29-8-2019 < Blacklisted News 14 301 words
 

Brazil’s chief prosecutor overseeing its sweeping anti-corruption probe, Deltan Dallagnol, lied to the public when he vehemently denied in a 2017 interview with BBC Brasil that his prosecutorial task force leaked secret information about investigations to achieve its ends.


In fact, in the months preceding his false claim, Dallagnol was a participant in secret chats exclusively obtained by The Intercept, in which prosecutors plotted to leak information to the media with the goal of manipulating suspects by making them believe that their indictment was imminent even when it was not, in order to intimidate them into signing confessions that implicated other targets of the investigation.
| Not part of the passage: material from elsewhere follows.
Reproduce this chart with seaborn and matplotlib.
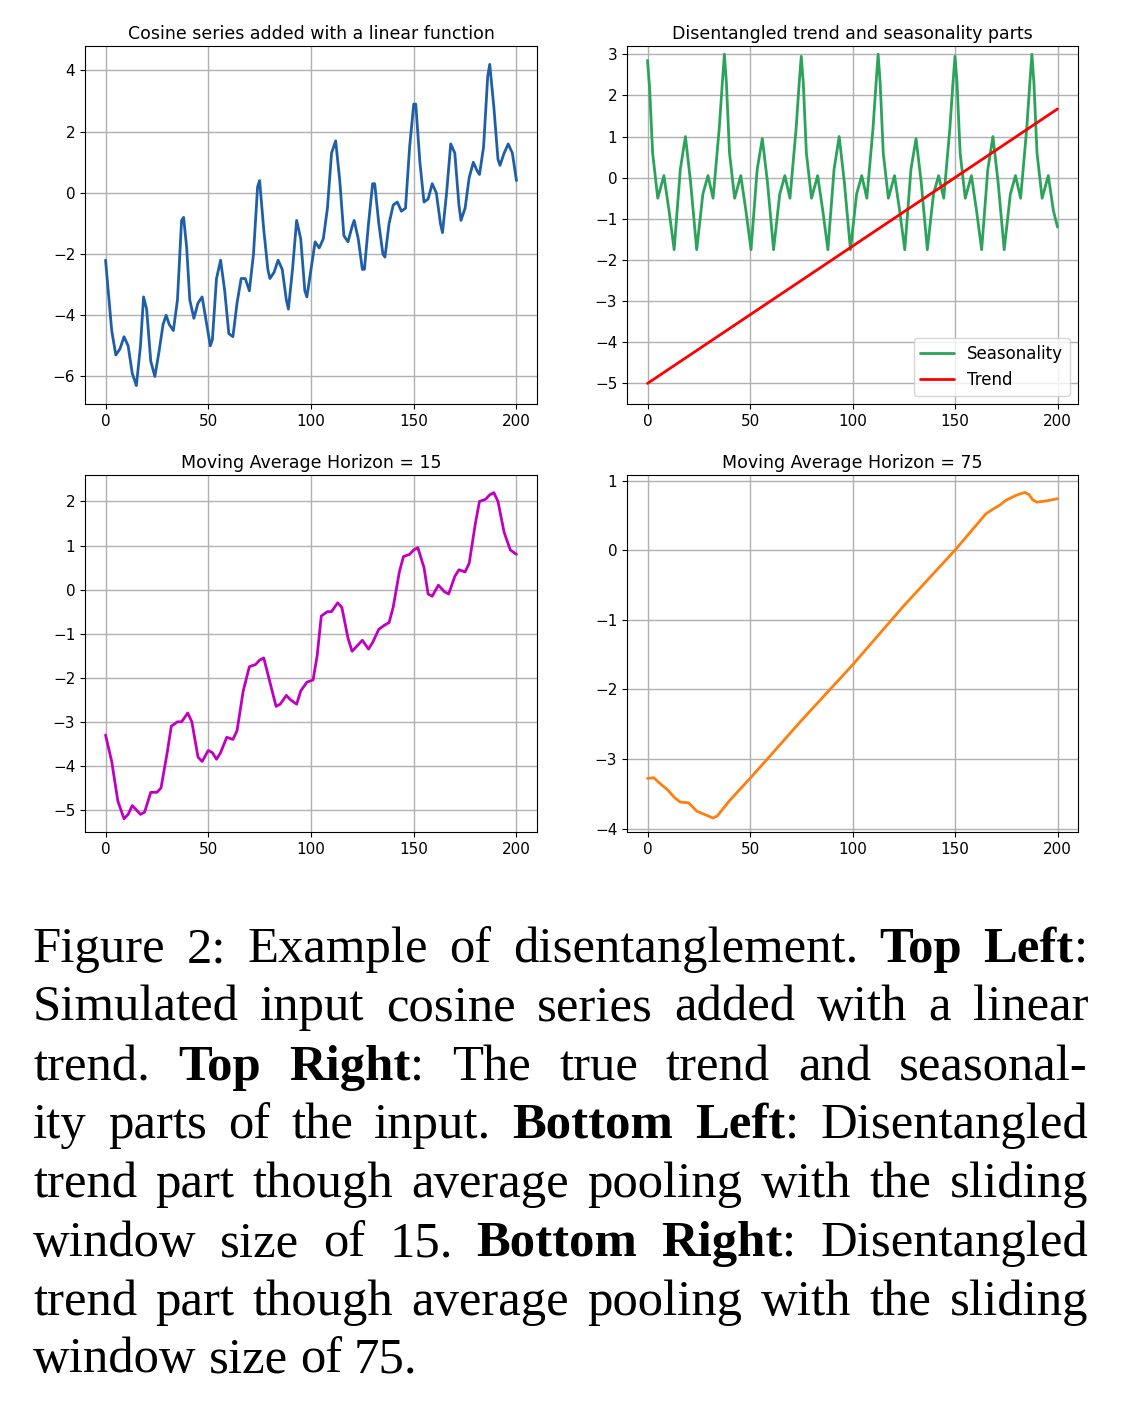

Critics of the so-called Car Wash investigation — which imprisoned dozens of Brazilian elites including, most significantly, the center-left ex-President Luiz Inácio Lula da Silva when he was leading all polls to win the 2018 presidential election (ultimately won by Jair Bolsonaro after Lula was barred) — long suspected that the prosecutorial team was responsible for numerous media reports that revealed sensitive details about suspects targeted by the investigations.


Dallagnol and his team always publicly, even angrily, denied this. Yet the Secret Brazil Archive obtained by The Intercept, which we began reporting on June 9, contains numerous instances of the prosecutorial team planting exactly the sorts of leaks they repeatedly denied involvement in — often with motives that rendered the outcome legally questionably, if not outright illegal.